-- Start of Recorded data --

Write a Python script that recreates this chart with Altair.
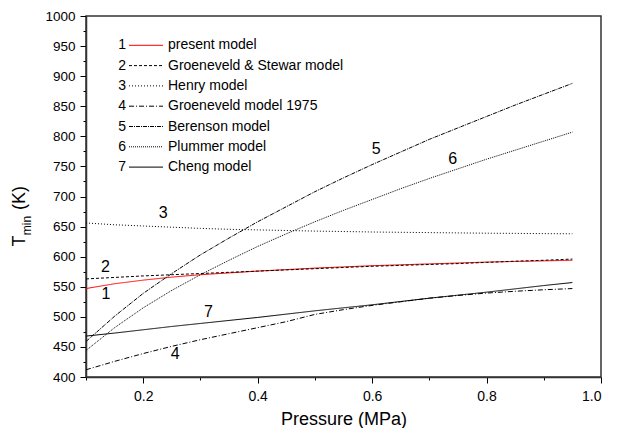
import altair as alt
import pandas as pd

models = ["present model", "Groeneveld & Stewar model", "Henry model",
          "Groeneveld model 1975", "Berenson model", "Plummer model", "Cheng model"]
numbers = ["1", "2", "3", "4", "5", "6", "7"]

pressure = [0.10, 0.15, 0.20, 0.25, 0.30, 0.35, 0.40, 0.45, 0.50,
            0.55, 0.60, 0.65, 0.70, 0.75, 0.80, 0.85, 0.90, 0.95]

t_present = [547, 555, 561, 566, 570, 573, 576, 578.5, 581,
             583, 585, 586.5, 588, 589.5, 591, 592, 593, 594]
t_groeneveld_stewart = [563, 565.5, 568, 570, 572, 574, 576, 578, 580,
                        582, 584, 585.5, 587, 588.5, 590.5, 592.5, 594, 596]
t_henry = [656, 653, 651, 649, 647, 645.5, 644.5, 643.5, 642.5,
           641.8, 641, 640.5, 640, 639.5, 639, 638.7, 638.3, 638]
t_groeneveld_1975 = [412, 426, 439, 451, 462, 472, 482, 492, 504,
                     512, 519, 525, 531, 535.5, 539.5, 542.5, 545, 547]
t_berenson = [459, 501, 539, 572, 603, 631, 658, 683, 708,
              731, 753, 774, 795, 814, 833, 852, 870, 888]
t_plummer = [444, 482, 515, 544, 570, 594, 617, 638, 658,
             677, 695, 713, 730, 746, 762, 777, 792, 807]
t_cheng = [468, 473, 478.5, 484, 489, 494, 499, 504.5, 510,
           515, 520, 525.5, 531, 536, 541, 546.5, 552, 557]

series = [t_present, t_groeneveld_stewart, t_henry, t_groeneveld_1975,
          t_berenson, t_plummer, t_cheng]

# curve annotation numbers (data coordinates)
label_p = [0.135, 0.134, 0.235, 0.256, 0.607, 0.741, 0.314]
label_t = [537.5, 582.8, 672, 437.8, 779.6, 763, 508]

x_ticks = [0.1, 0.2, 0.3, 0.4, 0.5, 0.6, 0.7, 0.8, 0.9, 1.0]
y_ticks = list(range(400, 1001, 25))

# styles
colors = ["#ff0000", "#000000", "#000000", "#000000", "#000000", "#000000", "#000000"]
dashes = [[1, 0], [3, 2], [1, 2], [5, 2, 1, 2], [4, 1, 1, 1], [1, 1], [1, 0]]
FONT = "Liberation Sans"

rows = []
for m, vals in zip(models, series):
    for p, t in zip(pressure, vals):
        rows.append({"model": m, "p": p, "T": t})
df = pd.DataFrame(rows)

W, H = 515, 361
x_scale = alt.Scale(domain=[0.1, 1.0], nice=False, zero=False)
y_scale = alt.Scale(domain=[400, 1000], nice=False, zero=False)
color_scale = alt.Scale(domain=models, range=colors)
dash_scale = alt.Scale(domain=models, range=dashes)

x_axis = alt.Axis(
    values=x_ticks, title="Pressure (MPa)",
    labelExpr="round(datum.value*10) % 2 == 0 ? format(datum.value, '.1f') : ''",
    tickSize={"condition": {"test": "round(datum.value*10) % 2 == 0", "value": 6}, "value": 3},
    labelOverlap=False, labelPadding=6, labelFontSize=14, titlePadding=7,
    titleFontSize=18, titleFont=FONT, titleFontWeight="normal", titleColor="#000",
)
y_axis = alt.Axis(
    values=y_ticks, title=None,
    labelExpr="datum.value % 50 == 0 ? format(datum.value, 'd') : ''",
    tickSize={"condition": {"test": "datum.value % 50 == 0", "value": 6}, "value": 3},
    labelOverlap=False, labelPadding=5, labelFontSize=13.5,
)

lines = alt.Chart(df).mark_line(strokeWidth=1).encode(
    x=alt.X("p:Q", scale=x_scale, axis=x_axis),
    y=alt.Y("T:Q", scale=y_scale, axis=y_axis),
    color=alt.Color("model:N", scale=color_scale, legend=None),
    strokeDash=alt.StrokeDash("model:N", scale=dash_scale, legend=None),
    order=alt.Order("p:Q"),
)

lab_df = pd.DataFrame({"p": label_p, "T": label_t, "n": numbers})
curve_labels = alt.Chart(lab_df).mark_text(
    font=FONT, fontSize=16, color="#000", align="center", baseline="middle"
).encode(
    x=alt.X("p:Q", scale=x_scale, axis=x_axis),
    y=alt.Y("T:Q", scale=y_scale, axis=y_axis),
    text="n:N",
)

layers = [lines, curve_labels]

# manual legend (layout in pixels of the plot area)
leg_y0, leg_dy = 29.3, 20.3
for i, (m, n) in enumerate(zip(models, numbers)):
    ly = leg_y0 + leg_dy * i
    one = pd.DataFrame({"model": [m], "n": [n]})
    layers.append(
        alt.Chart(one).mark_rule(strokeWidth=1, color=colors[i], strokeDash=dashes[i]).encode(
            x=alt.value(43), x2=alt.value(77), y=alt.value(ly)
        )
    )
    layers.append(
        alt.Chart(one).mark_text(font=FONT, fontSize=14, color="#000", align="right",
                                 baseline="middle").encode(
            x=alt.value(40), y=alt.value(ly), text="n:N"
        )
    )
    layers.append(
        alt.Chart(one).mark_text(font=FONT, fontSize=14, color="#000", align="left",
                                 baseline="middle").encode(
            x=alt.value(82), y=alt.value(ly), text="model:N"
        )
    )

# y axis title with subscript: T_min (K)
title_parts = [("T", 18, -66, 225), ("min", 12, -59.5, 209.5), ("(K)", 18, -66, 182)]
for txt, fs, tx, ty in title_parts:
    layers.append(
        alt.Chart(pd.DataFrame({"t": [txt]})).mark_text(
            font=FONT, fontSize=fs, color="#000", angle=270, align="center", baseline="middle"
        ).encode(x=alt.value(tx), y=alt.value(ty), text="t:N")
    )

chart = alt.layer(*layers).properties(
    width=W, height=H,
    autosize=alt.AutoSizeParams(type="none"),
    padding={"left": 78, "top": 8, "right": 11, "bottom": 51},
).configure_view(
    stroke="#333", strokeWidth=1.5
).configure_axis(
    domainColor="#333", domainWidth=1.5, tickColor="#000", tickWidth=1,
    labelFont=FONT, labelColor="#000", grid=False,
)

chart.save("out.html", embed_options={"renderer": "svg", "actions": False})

-- End of Recorded data --

All the material shown above is to be copied exactly, with no pictures carried over.

# The output:
Write a Python script that recreates this chart with Altair.
import altair as alt
import pandas as pd

models = ["present model", "Groeneveld & Stewar model", "Henry model",
          "Groeneveld model 1975", "Berenson model", "Plummer model", "Cheng model"]
numbers = ["1", "2", "3", "4", "5", "6", "7"]

pressure = [0.10, 0.15, 0.20, 0.25, 0.30, 0.35, 0.40, 0.45, 0.50,
            0.55, 0.60, 0.65, 0.70, 0.75, 0.80, 0.85, 0.90, 0.95]

t_present = [547, 555, 561, 566, 570, 573, 576, 578.5, 581,
             583, 585, 586.5, 588, 589.5, 591, 592, 593, 594]
t_groeneveld_stewart = [563, 565.5, 568, 570, 572, 574, 576, 578, 580,
                        582, 584, 585.5, 587, 588.5, 590.5, 592.5, 594, 596]
t_henry = [656, 653, 651, 649, 647, 645.5, 644.5, 643.5, 642.5,
           641.8, 641, 640.5, 640, 639.5, 639, 638.7, 638.3, 638]
t_groeneveld_1975 = [412, 426, 439, 451, 462, 472, 482, 492, 504,
                     512, 519, 525, 531, 535.5, 539.5, 542.5, 545, 547]
t_berenson = [459, 501, 539, 572, 603, 631, 658, 683, 708,
              731, 753, 774, 795, 814, 833, 852, 870, 888]
t_plummer = [444, 482, 515, 544, 570, 594, 617, 638, 658,
             677, 695, 713, 730, 746, 762, 777, 792, 807]
t_cheng = [468, 473, 478.5, 484, 489, 494, 499, 504.5, 510,
           515, 520, 525.5, 531, 536, 541, 546.5, 552, 557]

series = [t_present, t_groeneveld_stewart, t_henry, t_groeneveld_1975,
          t_berenson, t_plummer, t_cheng]

# curve annotation numbers (data coordinates)
label_p = [0.135, 0.134, 0.235, 0.256, 0.607, 0.741, 0.314]
label_t = [537.5, 582.8, 672, 437.8, 779.6, 763, 508]

x_ticks = [0.1, 0.2, 0.3, 0.4, 0.5, 0.6, 0.7, 0.8, 0.9, 1.0]
y_ticks = list(range(400, 1001, 25))

# styles
colors = ["#ff0000", "#000000", "#000000", "#000000", "#000000", "#000000", "#000000"]
dashes = [[1, 0], [3, 2], [1, 2], [5, 2, 1, 2], [4, 1, 1, 1], [1, 1], [1, 0]]
FONT = "Liberation Sans"

rows = []
for m, vals in zip(models, series):
    for p, t in zip(pressure, vals):
        rows.append({"model": m, "p": p, "T": t})
df = pd.DataFrame(rows)

W, H = 515, 361
x_scale = alt.Scale(domain=[0.1, 1.0], nice=False, zero=False)
y_scale = alt.Scale(domain=[400, 1000], nice=False, zero=False)
color_scale = alt.Scale(domain=models, range=colors)
dash_scale = alt.Scale(domain=models, range=dashes)

x_axis = alt.Axis(
    values=x_ticks, title="Pressure (MPa)",
    labelExpr="round(datum.value*10) % 2 == 0 ? format(datum.value, '.1f') : ''",
    tickSize={"condition": {"test": "round(datum.value*10) % 2 == 0", "value": 6}, "value": 3},
    labelOverlap=False, labelPadding=6, labelFontSize=14, titlePadding=7,
    titleFontSize=18, titleFont=FONT, titleFontWeight="normal", titleColor="#000",
)
y_axis = alt.Axis(
    values=y_ticks, title=None,
    labelExpr="datum.value % 50 == 0 ? format(datum.value, 'd') : ''",
    tickSize={"condition": {"test": "datum.value % 50 == 0", "value": 6}, "value": 3},
    labelOverlap=False, labelPadding=5, labelFontSize=13.5,
)

lines = alt.Chart(df).mark_line(strokeWidth=1).encode(
    x=alt.X("p:Q", scale=x_scale, axis=x_axis),
    y=alt.Y("T:Q", scale=y_scale, axis=y_axis),
    color=alt.Color("model:N", scale=color_scale, legend=None),
    strokeDash=alt.StrokeDash("model:N", scale=dash_scale, legend=None),
    order=alt.Order("p:Q"),
)

lab_df = pd.DataFrame({"p": label_p, "T": label_t, "n": numbers})
curve_labels = alt.Chart(lab_df).mark_text(
    font=FONT, fontSize=16, color="#000", align="center", baseline="middle"
).encode(
    x=alt.X("p:Q", scale=x_scale, axis=x_axis),
    y=alt.Y("T:Q", scale=y_scale, axis=y_axis),
    text="n:N",
)

layers = [lines, curve_labels]

# manual legend (layout in pixels of the plot area)
leg_y0, leg_dy = 29.3, 20.3
for i, (m, n) in enumerate(zip(models, numbers)):
    ly = leg_y0 + leg_dy * i
    one = pd.DataFrame({"model": [m], "n": [n]})
    layers.append(
        alt.Chart(one).mark_rule(strokeWidth=1, color=colors[i], strokeDash=dashes[i]).encode(
            x=alt.value(43), x2=alt.value(77), y=alt.value(ly)
        )
    )
    layers.append(
        alt.Chart(one).mark_text(font=FONT, fontSize=14, color="#000", align="right",
                                 baseline="middle").encode(
            x=alt.value(40), y=alt.value(ly), text="n:N"
        )
    )
    layers.append(
        alt.Chart(one).mark_text(font=FONT, fontSize=14, color="#000", align="left",
                                 baseline="middle").encode(
            x=alt.value(82), y=alt.value(ly), text="model:N"
        )
    )

# y axis title with subscript: T_min (K)
title_parts = [("T", 18, -66, 225), ("min", 12, -59.5, 209.5), ("(K)", 18, -66, 182)]
for txt, fs, tx, ty in title_parts:
    layers.append(
        alt.Chart(pd.DataFrame({"t": [txt]})).mark_text(
            font=FONT, fontSize=fs, color="#000", angle=270, align="center", baseline="middle"
        ).encode(x=alt.value(tx), y=alt.value(ty), text="t:N")
    )

chart = alt.layer(*layers).properties(
    width=W, height=H,
    autosize=alt.AutoSizeParams(type="none"),
    padding={"left": 78, "top": 8, "right": 11, "bottom": 51},
).configure_view(
    stroke="#333", strokeWidth=1.5
).configure_axis(
    domainColor="#333", domainWidth=1.5, tickColor="#000", tickWidth=1,
    labelFont=FONT, labelColor="#000", grid=False,
)

chart.save("out.html", embed_options={"renderer": "svg", "actions": False})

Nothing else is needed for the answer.